NPR did a piece about repealing "Don't ask, don't tell" on one of its shows (like Talk of the Nation) and a high ranking (general?) officer agreed that we should eliminate "Don't ask, don't tell"--it would seem that even the conservative military recognizes that it's all bad policy and behind the times (much in the same way that a segregated force post WWII in light of the valor of men of color in WWII demonstrated how wrong-headed racial segregation was).

So (and sorry for this lengthy comment) I don't think this is a military issue; it's a political issue, similar to gay marriage and a woman's right to choose and school prayer and gun control. This is about the political clout of Evangelical Christians who see this issue as part of the on-going culture war they are continuing to fight. Which means that unlike with anti-lynching laws and changing the culture around race (which was really helped in this case by multi-ethnic/multi-racial coalitions of Christians coming together of all denominations and fighting the issue of racial violence and white supremacy) I'm less hopeful/sanguine about changing culture as quickly or as decisively with respect to queer rights.

And yet (and here's my last point), the Obama administration COULD DO IT. I mean, at least as far as "Don't ask don't tell" they COULD repeal the whole damn thing and let the political chips fall where they would. People and pundits may gripe and grumble, but it'd be done and over with and in about 8 years, NO ONE WOULD REMEMBER that it had been any other way (just like most people don't seem to think too hard about the fact that women weren't allowed to serve in combat zones and/or men of color were in segregated units).

Andrew W said...

Right on ya, Jennifer. It's worth reiterating the significance of the military being ahead of politicians on a social issue. How many times has that ever happened?

If Don't Ask was repealed today, the military either wouldn't care or would quietly, relievedly point out that they can now more easily retain their soldiers. But strategically, at this moment, I have to think it would be a bad idea for the President to do so (strategically--not morally). Conservatives are shrinking. They're doing a fantastic job of radicalizing around issues that only 20% of Americans agree with. But gays in the military is still a 50/50 issue unfortunately, which means it would ultimately work to conservatives' advantage. Sure, no one would remember it in eight years, but they probably would during the 2010 midterm elections.

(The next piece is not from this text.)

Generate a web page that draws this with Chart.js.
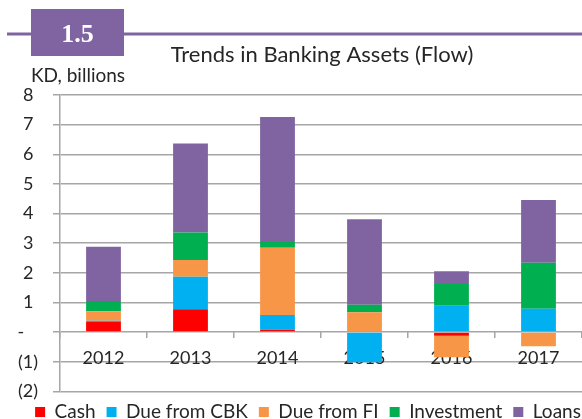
<!DOCTYPE html>
<html><head><meta charset="utf-8">
<script src="https://cdn.jsdelivr.net/npm/chart.js@4.4.0/dist/chart.umd.min.js"></script>
<style>html,body{margin:0;padding:0;background:#fff;overflow:hidden}#wrap{position:relative;width:582px;height:419px}</style>
</head><body><div id="wrap"><canvas id="c" width="582" height="419"></canvas></div>
<script>
const categories = ['2012', '2013', '2014', '2015', '2016', '2017'];
const cash       = [0.36, 0.77, 0.08, 0.00, -0.12, 0.00];
const dueCBK     = [0.02, 1.10, 0.50, -1.02, 0.89, 0.79];
const dueFI      = [0.32, 0.56, 2.27, 0.67, -0.73, -0.48];
const investment = [0.35, 0.93, 0.19, 0.25, 0.73, 1.55];
const loans      = [1.83, 3.00, 4.22, 2.89, 0.43, 2.12];
const seriesNames = ['Cash', 'Due from CBK', 'Due from FI', 'Investment', 'Loans'];
const yMin = -2, yMax = 8, yStep = 1;
const chartTitle = 'Trends in Banking Assets (Flow)';
const unitLabel = 'KD, billions';
const chartNumber = '1.5';

const colors = ['#FF0000', '#00B0F0', '#F79646', '#00B050', '#8064A2'];
const seriesData = [cash, dueCBK, dueFI, investment, loans];
const FONT = 'Lato';
const TXT = '#262626';
const GRID = '#a6a6a6';

function fmt(v) {
  if (v < 0) return '(' + (-v) + ')';
  if (v === 0) return '-   ';
  return v + ' ';
}

const headerPlugin = {
  id: 'header',
  afterLayout(chart) {
    if (chart.legend) { chart.legend.left += 17; chart.legend.right += 17; }
  },
  beforeDraw(chart) {
    const ctx = chart.ctx;
    ctx.save();
    ctx.fillStyle = '#8064A2';
    ctx.fillRect(7, 32.5, 575, 3);
    ctx.fillRect(31, 9, 93, 47);
    ctx.fillStyle = '#ffffff';
    ctx.font = 'bold 26px "Liberation Serif"';
    ctx.textAlign = 'center';
    ctx.textBaseline = 'alphabetic';
    ctx.fillText(chartNumber, 77.5, 42);
    ctx.fillStyle = TXT;
    ctx.font = '22px ' + FONT;
    ctx.fillText(chartTitle, 322, 62);
    ctx.textAlign = 'left';
    ctx.font = '19px ' + FONT;
    ctx.fillText(unitLabel, 31, 82);
    ctx.restore();
  }
};

new Chart(document.getElementById('c'), {
  type: 'bar',
  data: {
    labels: categories,
    datasets: seriesData.map((d, i) => ({
      label: seriesNames[i],
      data: d,
      backgroundColor: colors[i],
      borderWidth: 0,
      categoryPercentage: 1,
      barPercentage: 0.4
    }))
  },
  options: {
    responsive: false,
    animation: false,
    layout: { padding: { top: 95, left: 0, right: 0, bottom: -12.4 } },
    plugins: {
      legend: {
        position: 'bottom',
        labels: { boxWidth: 10, boxHeight: 10, padding: 11, color: TXT, font: { family: FONT, size: 19 } }
      },
      title: { display: false },
      tooltip: { enabled: false }
    },
    scales: {
      x: {
        stacked: true,
        position: { y: 0 },
        z: 1,
        grid: { display: true, drawOnChartArea: false, drawTicks: true, tickLength: 6, color: GRID, lineWidth: 1.5 },
        border: { display: false },
        ticks: { padding: 9, color: TXT, font: { family: FONT, size: 18 } }
      },
      y: {
        stacked: true,
        min: yMin, max: yMax,
        ticks: { stepSize: yStep, autoSkip: false, padding: 15, color: TXT, font: { family: FONT, size: 18 }, callback: (v) => fmt(v) },
        grid: { color: GRID, lineWidth: 1.5, tickLength: 7 },
        border: { color: GRID, width: 1.5 },
        afterFit(s) { s.width = 60; }
      }
    }
  },
  plugins: [headerPlugin]
});
</script></body></html>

Baseball has a saying that you're only as good as tomorrow's starting pitcher: the same goes for politics and the next election. So don't look for Obama to rock the boat on this.

AAW said...

Hey Jennifer,

Thanks for stopping by my blog and you know where I stand by the ridiculous "Don't ask, don't tell" policy. My hope is America takes a giant leap forward and repeal the stupid law.

AAW said...

Sorry, I meant to say "Jenna" on the Blog. But saw "Jennifer" first on the comment site. My bad.

Madison said...

Jenna, It's nice to have you as a visitor to my blog! Continue your good work. I doubt that DADT will last through the Summer, thanks largely to Daniel Choi's high integrity and courage!